The studio has drawn protests from Morality in Media, a New York-based media watchdog group, which denounced the film’s appeal to prurient interests.

“Great drama often deals with life’s ‘underside,’ but it is a truly great story, producer and performers that make for great drama, not wall-to-wall nudity, vulgarity and hard-core sex,” said Robert Peters, president of Morality in Media. “No one is accusing ‘Showgirls’ of being great drama. What is creating the stir about this film is both the amount of nudity and sex and MGM/UA’s brazen promotion of the most sexually provocative parts of the film in marketing it. Citizens have every right to protest this crass effort to thrust the sleaze and pornography of Las Vegas strip bars into local communities via neighborhood theaters and video stores.”

Peters said he has no protests planned, but expects that there will be some by other groups around the country.

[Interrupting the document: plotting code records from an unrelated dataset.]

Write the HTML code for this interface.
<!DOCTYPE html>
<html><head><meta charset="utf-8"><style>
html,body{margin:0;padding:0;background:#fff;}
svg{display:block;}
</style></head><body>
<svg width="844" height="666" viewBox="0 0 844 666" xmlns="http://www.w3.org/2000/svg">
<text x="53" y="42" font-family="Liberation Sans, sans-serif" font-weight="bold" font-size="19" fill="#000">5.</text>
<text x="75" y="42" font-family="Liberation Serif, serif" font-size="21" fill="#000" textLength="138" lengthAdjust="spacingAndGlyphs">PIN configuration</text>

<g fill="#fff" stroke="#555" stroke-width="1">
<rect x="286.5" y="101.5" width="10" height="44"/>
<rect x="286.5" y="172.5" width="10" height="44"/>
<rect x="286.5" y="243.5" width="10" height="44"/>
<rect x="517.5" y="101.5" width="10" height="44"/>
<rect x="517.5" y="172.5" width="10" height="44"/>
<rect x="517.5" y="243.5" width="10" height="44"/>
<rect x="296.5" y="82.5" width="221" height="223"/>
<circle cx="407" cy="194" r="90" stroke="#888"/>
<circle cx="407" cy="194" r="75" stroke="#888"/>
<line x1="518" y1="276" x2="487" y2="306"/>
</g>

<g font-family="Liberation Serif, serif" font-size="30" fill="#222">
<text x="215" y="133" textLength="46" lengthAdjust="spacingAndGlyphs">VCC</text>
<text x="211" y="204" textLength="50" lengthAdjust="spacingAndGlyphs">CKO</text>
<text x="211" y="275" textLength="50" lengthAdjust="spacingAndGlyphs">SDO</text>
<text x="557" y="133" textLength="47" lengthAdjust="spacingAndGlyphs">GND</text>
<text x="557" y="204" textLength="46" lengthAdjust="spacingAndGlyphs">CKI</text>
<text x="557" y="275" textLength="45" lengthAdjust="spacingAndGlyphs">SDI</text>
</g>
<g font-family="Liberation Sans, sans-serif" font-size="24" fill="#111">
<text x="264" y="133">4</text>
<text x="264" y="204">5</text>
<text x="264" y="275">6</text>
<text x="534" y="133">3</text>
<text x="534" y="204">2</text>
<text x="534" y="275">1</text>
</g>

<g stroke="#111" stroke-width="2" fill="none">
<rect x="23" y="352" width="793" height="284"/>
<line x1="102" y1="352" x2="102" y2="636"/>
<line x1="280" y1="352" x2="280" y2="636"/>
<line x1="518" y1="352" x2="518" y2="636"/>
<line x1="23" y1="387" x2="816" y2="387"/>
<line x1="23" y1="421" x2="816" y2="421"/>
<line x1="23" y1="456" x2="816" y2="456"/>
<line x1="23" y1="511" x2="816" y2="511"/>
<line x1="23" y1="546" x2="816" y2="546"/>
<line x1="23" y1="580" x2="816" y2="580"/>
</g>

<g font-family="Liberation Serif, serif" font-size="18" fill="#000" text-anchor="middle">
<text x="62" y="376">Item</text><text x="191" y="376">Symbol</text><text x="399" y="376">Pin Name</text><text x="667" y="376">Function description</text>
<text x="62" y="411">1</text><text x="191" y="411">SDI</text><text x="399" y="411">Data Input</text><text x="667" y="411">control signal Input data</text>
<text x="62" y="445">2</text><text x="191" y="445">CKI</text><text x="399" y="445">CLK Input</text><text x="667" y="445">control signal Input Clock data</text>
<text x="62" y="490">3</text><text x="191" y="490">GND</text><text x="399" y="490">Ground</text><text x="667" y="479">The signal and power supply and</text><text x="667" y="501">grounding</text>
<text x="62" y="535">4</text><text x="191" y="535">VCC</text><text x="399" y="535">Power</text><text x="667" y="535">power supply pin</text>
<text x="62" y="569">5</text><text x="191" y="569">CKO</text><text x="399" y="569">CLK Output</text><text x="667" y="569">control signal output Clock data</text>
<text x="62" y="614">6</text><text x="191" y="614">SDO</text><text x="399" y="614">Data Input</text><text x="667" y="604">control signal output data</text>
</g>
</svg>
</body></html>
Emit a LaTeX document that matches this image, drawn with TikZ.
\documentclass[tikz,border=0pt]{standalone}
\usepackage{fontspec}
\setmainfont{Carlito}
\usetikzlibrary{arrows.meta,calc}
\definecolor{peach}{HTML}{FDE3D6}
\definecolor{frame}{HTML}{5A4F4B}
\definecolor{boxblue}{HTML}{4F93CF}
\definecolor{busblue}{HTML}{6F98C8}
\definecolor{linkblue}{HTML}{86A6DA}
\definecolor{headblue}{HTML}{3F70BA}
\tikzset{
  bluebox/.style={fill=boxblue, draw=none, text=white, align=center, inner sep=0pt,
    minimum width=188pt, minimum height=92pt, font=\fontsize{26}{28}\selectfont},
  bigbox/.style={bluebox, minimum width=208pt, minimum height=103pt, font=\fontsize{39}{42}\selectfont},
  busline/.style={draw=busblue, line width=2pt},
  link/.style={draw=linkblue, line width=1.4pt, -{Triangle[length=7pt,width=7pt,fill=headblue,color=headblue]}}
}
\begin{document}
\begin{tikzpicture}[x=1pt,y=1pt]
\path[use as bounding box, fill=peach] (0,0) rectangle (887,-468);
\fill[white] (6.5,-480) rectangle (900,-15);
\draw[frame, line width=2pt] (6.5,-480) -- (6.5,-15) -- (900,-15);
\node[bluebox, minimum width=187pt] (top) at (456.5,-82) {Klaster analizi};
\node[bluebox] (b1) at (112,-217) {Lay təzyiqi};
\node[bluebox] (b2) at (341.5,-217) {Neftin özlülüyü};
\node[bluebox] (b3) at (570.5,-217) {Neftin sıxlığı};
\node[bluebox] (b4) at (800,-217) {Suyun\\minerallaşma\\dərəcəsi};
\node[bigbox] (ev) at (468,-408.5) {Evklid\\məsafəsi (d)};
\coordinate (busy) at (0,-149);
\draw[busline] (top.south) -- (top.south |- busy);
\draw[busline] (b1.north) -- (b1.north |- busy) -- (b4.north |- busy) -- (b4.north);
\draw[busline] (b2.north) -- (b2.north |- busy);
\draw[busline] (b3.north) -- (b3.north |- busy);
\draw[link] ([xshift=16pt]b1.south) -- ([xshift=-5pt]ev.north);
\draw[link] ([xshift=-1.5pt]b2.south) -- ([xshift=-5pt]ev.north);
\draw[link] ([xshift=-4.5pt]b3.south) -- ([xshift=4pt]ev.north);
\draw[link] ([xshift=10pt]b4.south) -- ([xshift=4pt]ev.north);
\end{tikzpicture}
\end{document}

“The problem with demonstrations is that they tend to attract attention to something that might otherwise go ignored,” Peters said. “But, I think people should protest--to MGM, to local theaters and to the newspapers and television stations that run the ad. What finally got me to speak out on this is the way they’re marketing the film. Even if the film has some legitimacy to it, they’re marketing it for its trash. I’m not contesting someone’s right to make the film, what I’m contesting is MGM’s decision to promote it and market it like a porno film.”